::: Data
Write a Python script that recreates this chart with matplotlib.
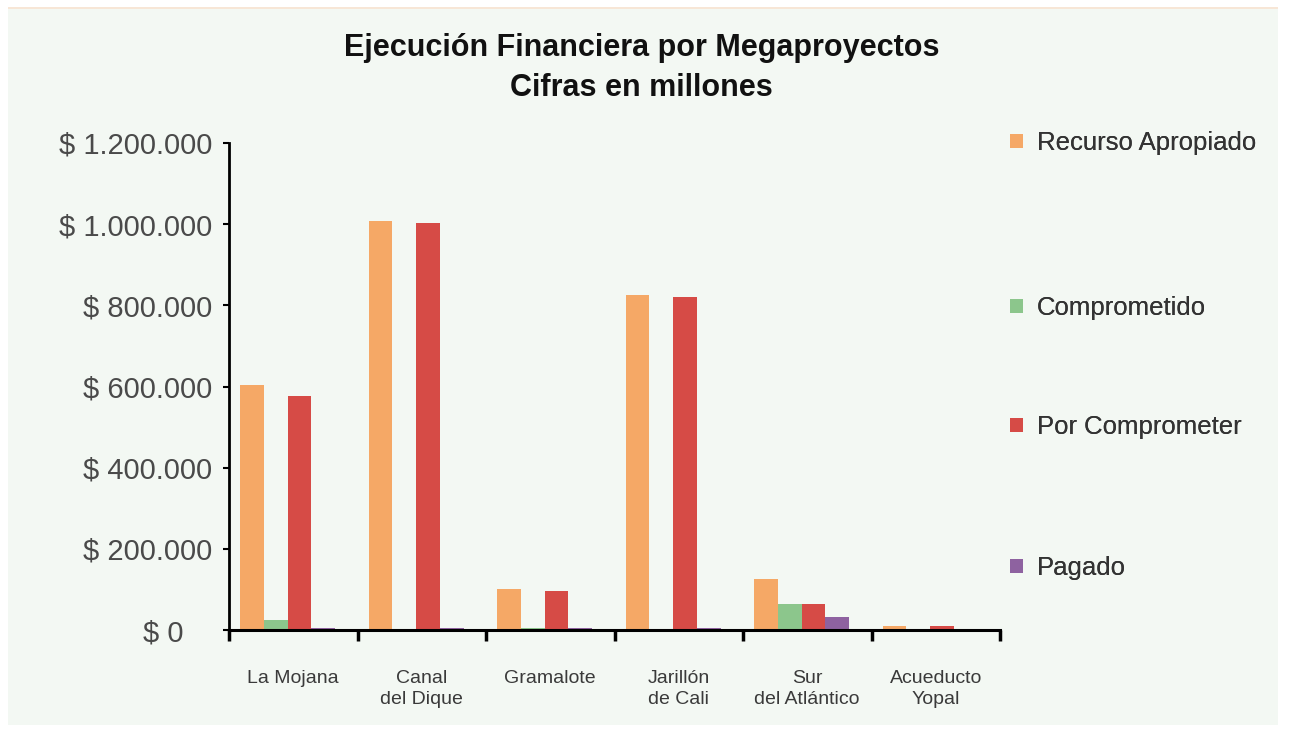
import numpy as np
import matplotlib
matplotlib.use('Agg')
import matplotlib.pyplot as plt
from matplotlib.patches import Rectangle, Patch
from matplotlib.ticker import FixedLocator, FuncFormatter
from matplotlib.transforms import ScaledTranslation

# --- Data (millones) ---
categories = ["La Mojana", "Canal\ndel Dique", "Gramalote", "Jarillón\nde Cali",
              "Sur\ndel Atlántico", "Acueducto\nYopal"]
recurso_apropiado = [603000, 1008000, 101000, 825000, 126000, 10000]
comprometido = [25000, 3000, 5000, 3000, 64000, 0]
por_comprometer = [576000, 1003000, 96000, 820000, 64000, 10000]
pagado = [4000, 4000, 4000, 4000, 32000, 0]

series_names = ["Recurso Apropiado", "Comprometido", "Por Comprometer", "Pagado"]
colors = ["#F5A866", "#8CC68C", "#D64B46", "#8E62A0"]
yticks = [0, 200000, 400000, 600000, 800000, 1000000, 1200000]

plt.rcParams['font.family'] = ['Liberation Sans', 'DejaVu Sans']

fig = plt.figure(figsize=(13.01, 7.29), dpi=100, facecolor='white')
fig.patches.append(Rectangle((8 / 1301, 4 / 729), 1270 / 1301, 717 / 729,
                             transform=fig.transFigure, facecolor='#F3F8F3',
                             edgecolor='none', zorder=-5))
fig.patches.append(Rectangle((8 / 1301, 720 / 729), 1270 / 1301, 1.5 / 729,
                             transform=fig.transFigure, facecolor='#F7E6D6',
                             edgecolor='none', zorder=-5))

ax = fig.add_axes([229 / 1301, 99 / 729, 771 / 1301, 487 / 729])
ax.set_facecolor('none')

x = np.arange(len(categories))
width = 0.185
offsets = [-1.6, -0.6, 0.4, 1.4]
all_series = [recurso_apropiado, comprometido, por_comprometer, pagado]
for vals, off, col, name in zip(all_series, offsets, colors, series_names):
    ax.bar(x + off * width - 0.025, vals, width, color=col, label=name, zorder=2)

ax.set_xlim(-0.5, len(categories) - 0.5)
ax.set_ylim(0, 1200000)

# ticks at group boundaries, labels at centres
ax.xaxis.set_major_locator(FixedLocator(np.arange(len(categories) + 1) - 0.5))
ax.xaxis.set_major_formatter(FuncFormatter(lambda v, p: ""))
ax.xaxis.set_minor_locator(FixedLocator(x))
ax.set_xticklabels(categories, minor=True, fontsize=14, color='#3a3a3a',
                   linespacing=1.25)
ax.tick_params(axis='x', which='minor', length=0, pad=29)
ax.tick_params(axis='x', which='major', length=8, width=2.5, color='black')

ax.set_yticks(yticks)
ax.yaxis.set_major_formatter(FuncFormatter(
    lambda v, p: "$ " + f"{int(v):,}".replace(",", ".")))
ax.tick_params(axis='y', length=4, width=1.5, labelsize=21, labelcolor='#4a4a4a',
               pad=8)
# "$ 0" sits further left in the original
zero_lab = ax.yaxis.get_major_ticks()[0].label1
zero_lab.set_transform(zero_lab.get_transform()
                       + ScaledTranslation(-29 / 100, 0, fig.dpi_scale_trans))

for s in ['top', 'right']:
    ax.spines[s].set_visible(False)
ax.spines['left'].set_linewidth(2)
ax.spines['bottom'].set_linewidth(2.2)

# title
title_font = ['Liberation Sans Narrow', 'Liberation Sans', 'DejaVu Sans']
fig.text(0.493, 0.955, "Ejecución Financiera por Megaproyectos",
         ha='center', va='top', fontsize=22, fontweight='bold',
         family=title_font, color='#111111')
fig.text(0.493, 0.9, "Cifras en millones",
         ha='center', va='top', fontsize=22, fontweight='bold',
         family=title_font, color='#111111')

# legend entries, placed individually
legend_y = [143, 308, 427, 568]
for name, col, ly in zip(series_names, colors, legend_y):
    leg = fig.legend(handles=[Patch(facecolor=col, label=name)],
                     loc='center left', bbox_to_anchor=(987 / 1301, 1 - ly / 729),
                     frameon=False, fontsize=18.5, handlelength=0.5,
                     handleheight=0.5, handletextpad=0.55, labelcolor='#333333')
    fig.add_artist(leg)

fig.savefig("out.png", dpi=100, facecolor=fig.get_facecolor())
::::::
Aim of the exercise:
Every line from the top of the material above through the line with "from matplotlib.transforms import" should be duplicated exactly, please; leave out the pictures.

Task result:
Write a Python script that recreates this chart with matplotlib.
import numpy as np
import matplotlib
matplotlib.use('Agg')
import matplotlib.pyplot as plt
from matplotlib.patches import Rectangle, Patch
from matplotlib.ticker import FixedLocator, FuncFormatter
from matplotlib.transforms import ScaledTranslation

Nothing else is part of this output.